Orbital disease in neuro-ophthalmology

Introduction

Overview

Orbital pathology can result in neuro-ophthalmic manifestations, such as optic neuropathy and ocular misalignment, leading to vision loss and diplopia. Among the common orbital conditions are thyroid-related orbitopathy, orbital tumors, and orbital inflammatory syndromes. Other orbitopathies include IgG-4-related disease and orbital infections, such as cellulitis.

Key points

• History taking and clinical examination of the orbit are important parts of the evaluation.

• Early detection may prevent or reduce visual dysfunction.

• Orbital pathology may lead to restrictive ocular movements manifesting as diplopia.

• Orbital pathology can easily be missed if the orbit is not considered as a site of pathology.

• Proptosis is the hallmark of orbital pathology, but it is not always present. To detect it, one could use a Hertel exophthalmometer and check for increased resistance to retropulsion.

• The most common orbital condition is thyroid-related orbitopathy.

Historical note and terminology

Orbital pathology can be categorized according to disease mechanism:

1. Inflammation

a. Thyroid-related orbitopathy
b. Orbital inflammatory syndrome (specific or idiopathic)

2. Infection (cellulitis)
3. Tumor

a. Benign
b. Malignant

4. Vasculopathy
5. Anomaly

This chapter will cover thyroid-related orbitopathy, idiopathic orbital inflammatory syndrome, malignant orbital tumors, and orbital cellulitis.

The most common orbital disease is thyroid-related orbitopathy, accounting for 47% of orbital disease, followed by lymphoproliferative disorders in 10.2% (63). The third most common is orbital inflammatory syndrome, accounting for 4.7% to 6.3% (86).
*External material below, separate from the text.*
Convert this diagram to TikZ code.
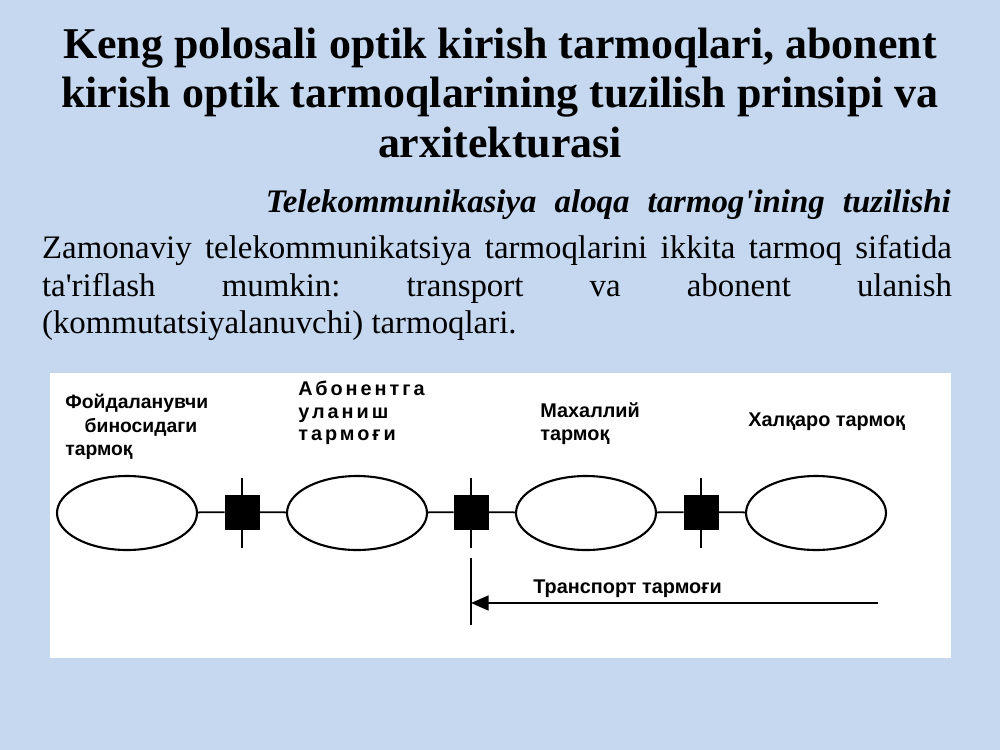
\documentclass[tikz,border=0pt]{standalone}
\usepackage{fontspec}
\setmainfont{Liberation Serif}[Ligatures=TeXOff]
\newfontfamily\labelfont{Liberation Sans}
\newfontfamily\spacedfont[LetterSpace=15]{Liberation Sans}
\usepackage{tikz}
\usetikzlibrary{shapes.geometric,arrows.meta}
\tikzset{>=latex}
\frenchspacing
\definecolor{slideblue}{RGB}{197,216,240}
\tikzset{
  netellipse/.style={draw,ellipse,line width=1.2pt,minimum width=2.8cm,minimum height=1.48cm,inner sep=0pt},
  switchbox/.style={draw,fill=black,minimum size=0.68cm,inner sep=0pt},
  netlabel/.style={font=\labelfont\bfseries\fontsize{11.3}{13.5}\selectfont,align=left,inner sep=0pt}
}

\begin{document}
\begin{tikzpicture}[x=0.02cm,y=-0.02cm]
  \path[fill=slideblue] (0,0) rectangle (1000,750);
  \useasboundingbox (0,0) rectangle (1000,750);
  \node[align=center,font=\bfseries\fontsize{25}{28.4}\selectfont] (title) at (500,93)
    {Keng polosali optik kirish tarmoqlari, abonent\\kirish optik tarmoqlarining tuzilish prinsipi va\\arxitekturasi};
  \node[anchor=east,inner sep=0pt,font=\bfseries\itshape\fontsize{18.7}{21.5}\selectfont] (subtitle) at (951,205)
    {\makebox[13.7cm][s]{Telekommunikasiya aloqa tarmog'ining tuzilishi}};
  \node[text width=18.2cm,align=justify,inner sep=0pt,font=\fontsize{18.7}{21.5}\selectfont] (body) at (497,288)
    {Zamonaviy telekommunikatsiya tarmoqlarini ikkita tarmoq sifatida\linebreak ta'riflash mumkin: transport va abonent ulanish\linebreak (kommutatsiyalanuvchi) tarmoqlari.};
  \path[fill=white] (50,373) rectangle (951,658);
  % networks and switches
  \node[netellipse] (net1) at (127,513) {};
  \node[netellipse] (net2) at (357,513) {};
  \node[netellipse] (net3) at (586,513) {};
  \node[netellipse] (net4) at (816,513) {};
  \node[switchbox] (sw1) at (242,512) {};
  \node[switchbox] (sw2) at (471,512) {};
  \node[switchbox] (sw3) at (701,512) {};
  \draw[line width=1pt] (net1) -- (sw1) -- (net2) -- (sw2) -- (net3) -- (sw3) -- (net4);
  \draw[line width=1pt] (sw1) ++(0,-34) -- ++(0,70);
  \draw[line width=1pt] (sw2) ++(0,-34) -- ++(0,70);
  \draw[line width=1pt] (sw3) ++(0,-34) -- ++(0,70);
  % labels
  \node[netlabel,anchor=north west,font=\labelfont\bfseries\fontsize{11}{13.3}\selectfont] (lab1) at (65,394)
    {Фойдаланувчи\\\hspace*{11pt}биносидаги\\тармоқ};
  \node[netlabel,anchor=north west,font=\spacedfont\bfseries\fontsize{11.3}{12.8}\selectfont] (lab2) at (298,381)
    {Абонентга\\уланиш\\тармоғи};
  \node[netlabel,anchor=north west] (lab3) at (540,402) {Махаллий\\тармоқ};
  \node[netlabel,anchor=west] (lab4) at (748,422) {Халқаро тармоқ};
  % transport network
  \coordinate (trtop) at (471,558);
  \coordinate (trbot) at (471,625);
  \coordinate (trstart) at (878,603);
  \draw[line width=1pt] (trtop) -- (trbot);
  \draw[line width=1pt,-{Triangle[length=10pt,width=8.5pt]}] (trstart) -- (trstart -| trtop);
  \node[netlabel,anchor=west] (lab5) at (533,589) {Транспорт тармоғи};
\end{tikzpicture}
\end{document}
Thyroid-related orbitopathy is also called Graves orbitopathy. The historical background behind naming the disease “Graves” goes back to 1835 when the Irish physician Robert James Graves described a patient with goiter and proptosis. The German physician Karl von Basedow reported the same group of symptoms independently in 1840. Other names for the same disease are Parry disease, Begbie disease, Flajani disease, and Marsh disease. These names are derived from physicians in the early 1800s. But in the 12th century, a Persian physician named Sayyid Ismail Al-Jurani had noted the association between goiter and proptosis, reporting it in his “Thesaurus of the Shah Khwarazm” (47).